◆ Stated exercise ◆
Every line containing the word "React" needs to be found and copied.

◆ Data section ◆
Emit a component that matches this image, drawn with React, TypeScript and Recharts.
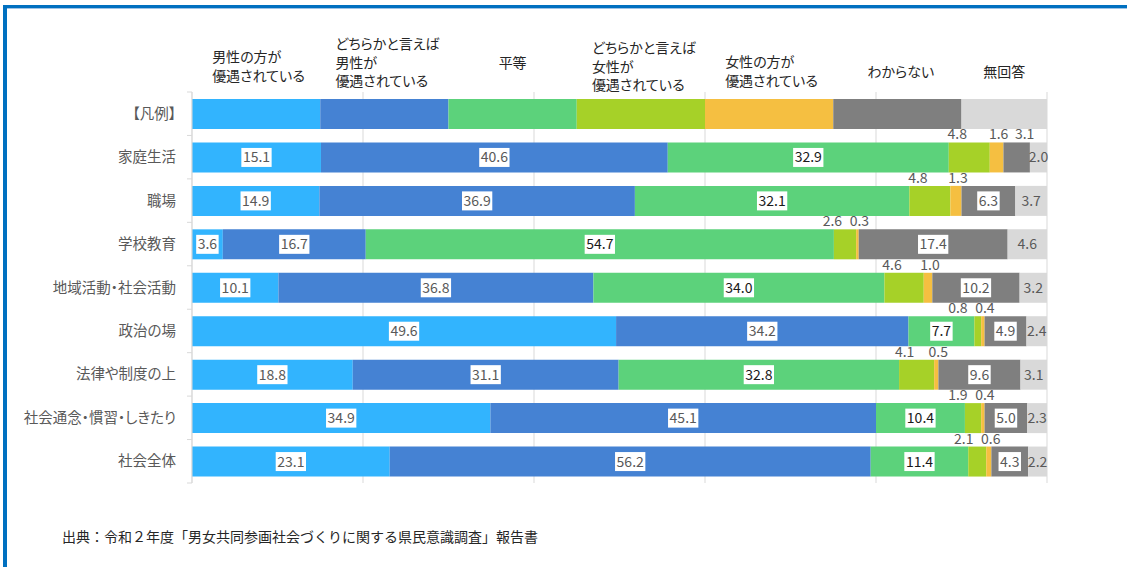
import React from "react";
import { BarChart, Bar, XAxis, YAxis, CartesianGrid, LabelList } from "recharts";

const categories = [
  "【凡例】",
  "家庭生活",
  "職場",
  "学校教育",
  "地域活動・社会活動",
  "政治の場",
  "法律や制度の上",
  "社会通念・慣習・しきたり",
  "社会全体",
];

// first value of each array is the legend row
const manFavored = [15, 15.1, 14.9, 3.6, 10.1, 49.6, 18.8, 34.9, 23.1];
const ratherMan = [15, 40.6, 36.9, 16.7, 36.8, 34.2, 31.1, 45.1, 56.2];
const equal = [15, 32.9, 32.1, 54.7, 34.0, 7.7, 32.8, 10.4, 11.4];
const ratherWoman = [15, 4.8, 4.8, 2.6, 4.6, 0.8, 4.1, 1.9, 2.1];
const womanFavored = [15, 1.6, 1.3, 0.3, 1.0, 0.4, 0.5, 0.4, 0.6];
const unknown = [15, 3.1, 6.3, 17.4, 10.2, 4.9, 9.6, 5.0, 4.3];
const noAnswer = [10, 2.0, 3.7, 4.6, 3.2, 2.4, 3.1, 2.3, 2.2];

const seriesHeaders = [
  ["男性の方が", "優遇されている"],
  ["どちらかと言えば", "男性が", "優遇されている"],
  ["平等"],
  ["どちらかと言えば", "女性が", "優遇されている"],
  ["女性の方が", "優遇されている"],
  ["わからない"],
  ["無回答"],
];

const seriesValues = [manFavored, ratherMan, equal, ratherWoman, womanFavored, unknown, noAnswer];
const colors = ["#32B4FE", "#4582D3", "#5CD27B", "#A6D128", "#F5BF41", "#7F7F7F", "#D9D9D9"];

// layout
const W = 1127;
const H = 567;
const M = { top: 92, right: 80, bottom: 84, left: 0 };
const BAND_HALF = (H - M.top - M.bottom) / categories.length / 2;
const HEADER_FIRST_LINE = [57, 44, 63, 48, 62, 72, 72];
const HEADER_LINE_H = 18.5;
const ORANGE_SHIFT = 2;
const YELLOW_SHIFT = -12;
const YELLOW_MIN_SEP = 27;
const GRAY_ABOVE_SHIFT = 8;

const JP = '"Noto Sans CJK JP", "Noto Sans", sans-serif';
const NUM_FS = 14;

function textWidth(s: string, fs: number) {
  let w = 0;
  for (const ch of s) w += ch === "." ? 0.27 * fs : 0.56 * fs;
  return w;
}

function headerWidth(s: string) {
  let w = 0;
  for (const ch of s) w += /[\u3040-\u309f]/.test(ch) ? 12 : 14;
  return w;
}

function CategoryTick(props: any) {
  const { x, y, payload, index } = props;
  const axisX = x + 16;
  const last = index === categories.length - 1;
  return (
    <g>
      <text
        x={x}
        y={y + 5}
        textAnchor="end"
        fontSize={14.5}
        fill="#595959"
        fontFamily={JP}
        style={{ fontFeatureSettings: '"palt"' }}
      >
        {payload.value}
      </text>
      <line x1={axisX - 5} x2={axisX} y1={y - BAND_HALF} y2={y - BAND_HALF} stroke="#d9d9d9" />
      {last && <line x1={axisX - 5} x2={axisX} y1={y + BAND_HALF} y2={y + BAND_HALF} stroke="#d9d9d9" />}
    </g>
  );
}

const makeLabel = (si: number) => (props: any) => {
  const x = Number(props.x);
  const y = Number(props.y);
  const width = Number(props.width);
  const height = Number(props.height);
  const { index, value } = props;
  const cx = x + width / 2;

  if (index === 0) {
    const lines = seriesHeaders[si];
    const maxW = Math.max(...lines.map(headerWidth));
    const left = cx - maxW / 2;
    return (
      <g>
        {lines.map((l, i) => (
          <text
            key={i}
            x={left}
            y={HEADER_FIRST_LINE[si] + i * HEADER_LINE_H + 5}
            fontSize={14}
            fill="#262626"
            fontFamily={JP}
            style={{ fontFeatureSettings: '"palt"' }}
          >
            {l}
          </text>
        ))}
      </g>
    );
  }

  const v = Number(value);
  const txt = v.toFixed(1);
  const cy = y + height / 2;
  const above = si === 3 || si === 4 || (si === 5 && v < 4);

  if (above) {
    let lx = cx;
    if (si === 4) lx = cx + ORANGE_SHIFT;
    if (si === 5) lx = cx + GRAY_ABOVE_SHIFT;
    if (si === 3) {
      // keep clear of the orange label to the right
      const pxPerUnit = v > 0 ? width / v : 0;
      const orangeCx = x + width + (womanFavored[index] * pxPerUnit) / 2 + ORANGE_SHIFT;
      lx = Math.min(cx + YELLOW_SHIFT, orangeCx - YELLOW_MIN_SEP);
    }
    return (
      <text x={lx} y={y - 3} textAnchor="middle" fontSize={NUM_FS} fill="#595959" fontFamily={JP}>
        {txt}
      </text>
    );
  }

  const boxed = si !== 6;
  const tw = textWidth(txt, NUM_FS) + 3;
  return (
    <g>
      {boxed && <rect x={cx - tw / 2} y={cy - 9.5} width={tw} height={19} fill="#ffffff" />}
      <text
        x={cx}
        y={cy + 5}
        textAnchor="middle"
        fontSize={NUM_FS}
        fill={si === 2 ? "#1a1a1a" : "#595959"}
        fontFamily={JP}
      >
        {txt}
      </text>
    </g>
  );
};

export default function App() {
  const data = categories.map((name, i) => {
    const row: Record<string, string | number> = { name };
    seriesValues.forEach((arr, si) => {
      row[`s${si}`] = arr[i];
    });
    return row;
  });

  return (
    <div style={{ position: "absolute", left: 0, top: 0, width: W, height: H, background: "#fff" }}>
      <div style={{ position: "absolute", left: 3, top: 5, width: W - 3, height: 3, background: "#0070C0" }} />
      <div style={{ position: "absolute", left: 3, top: 8, width: W - 3, height: 1, background: "#9DC3E6" }} />
      <div style={{ position: "absolute", left: 3, top: 5, width: 4, height: H - 5, background: "#0070C0" }} />
      <BarChart
        width={W}
        height={H}
        data={data}
        layout="vertical"
        stackOffset="expand"
        margin={M}
        barSize={30}
      >
        <CartesianGrid horizontal={false} stroke="#d9d9d9" />
        <XAxis type="number" domain={[0, 1]} ticks={[0.2, 0.4, 0.6, 0.8]} hide />
        <YAxis
          type="category"
          dataKey="name"
          width={192}
          interval={0}
          axisLine={{ stroke: "#d9d9d9" }}
          tickLine={false}
          tickSize={6}
          tickMargin={10}
          tick={(p: any) => <CategoryTick {...p} />}
        />
        {seriesValues.map((_, si) => (
          <Bar key={si} dataKey={`s${si}`} stackId="a" fill={colors[si]} isAnimationActive={false}>
            <LabelList dataKey={`s${si}`} content={makeLabel(si)} />
          </Bar>
        ))}
      </BarChart>
      <div
        style={{
          position: "absolute",
          left: 62,
          top: 526,
          fontSize: 14,
          color: "#262626",
          fontFamily: JP,
          whiteSpace: "nowrap",
        }}
      >
        出典：令和２年度「男女共同参画社会づくりに関する県民意識調査」報告書
      </div>
    </div>
  );
}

◆ Exercise response ◆
Emit a component that matches this image, drawn with React, TypeScript and Recharts.
import React from "react";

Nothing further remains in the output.